I'm 26, so I don't count.
But my mom is 62 and she supports Obama. My father is is 70 and from the Blue Mountains in North Carolina and he supports Obama. As does my aunt, his siter, who's still there. She's 66.
My sister is 37, so I guess she's just on the cusp of counting. In another 13 years maybe.
Oh, and my mother's two sisters, ages 56 and 52 support Obama. The 56 year-old, my aunt Susan, caucused for him in California.
The 52-year-old doesn't vote. But she's with us in spirit. She's in California anyway so I never really felt like I had to engage her on her apolitical ways.
My mom is 76 and she proudly supports Obama (Hillary's unapologetic pro-war stance turned her off).

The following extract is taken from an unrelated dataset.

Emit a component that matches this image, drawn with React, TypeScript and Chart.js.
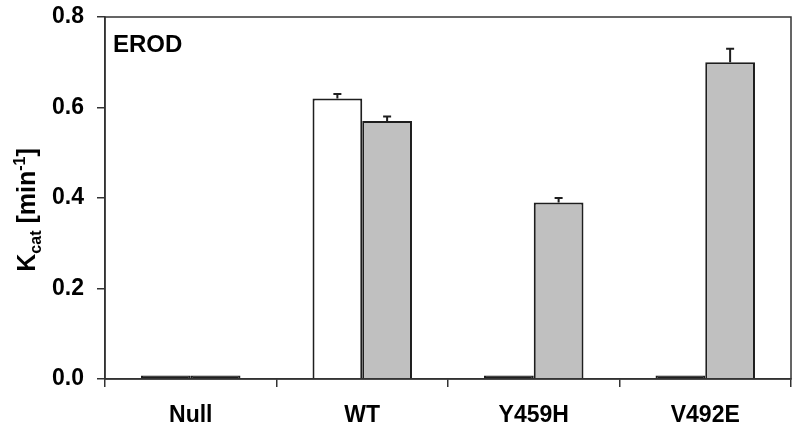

That did it for a lot of people.
All the post-mortems miss that point. No AUMF? No Obama. I doubt he even runs, and if he does there's no daylight for him to break out.
My 55 year old parents, both registered republicans (Dad's a libertarian at heart) are supporting Obama. My 84 year old grandma voted for Clinton in Colorado; she didn't feel she was getting enough substance from Obama at the time, but she's coming around.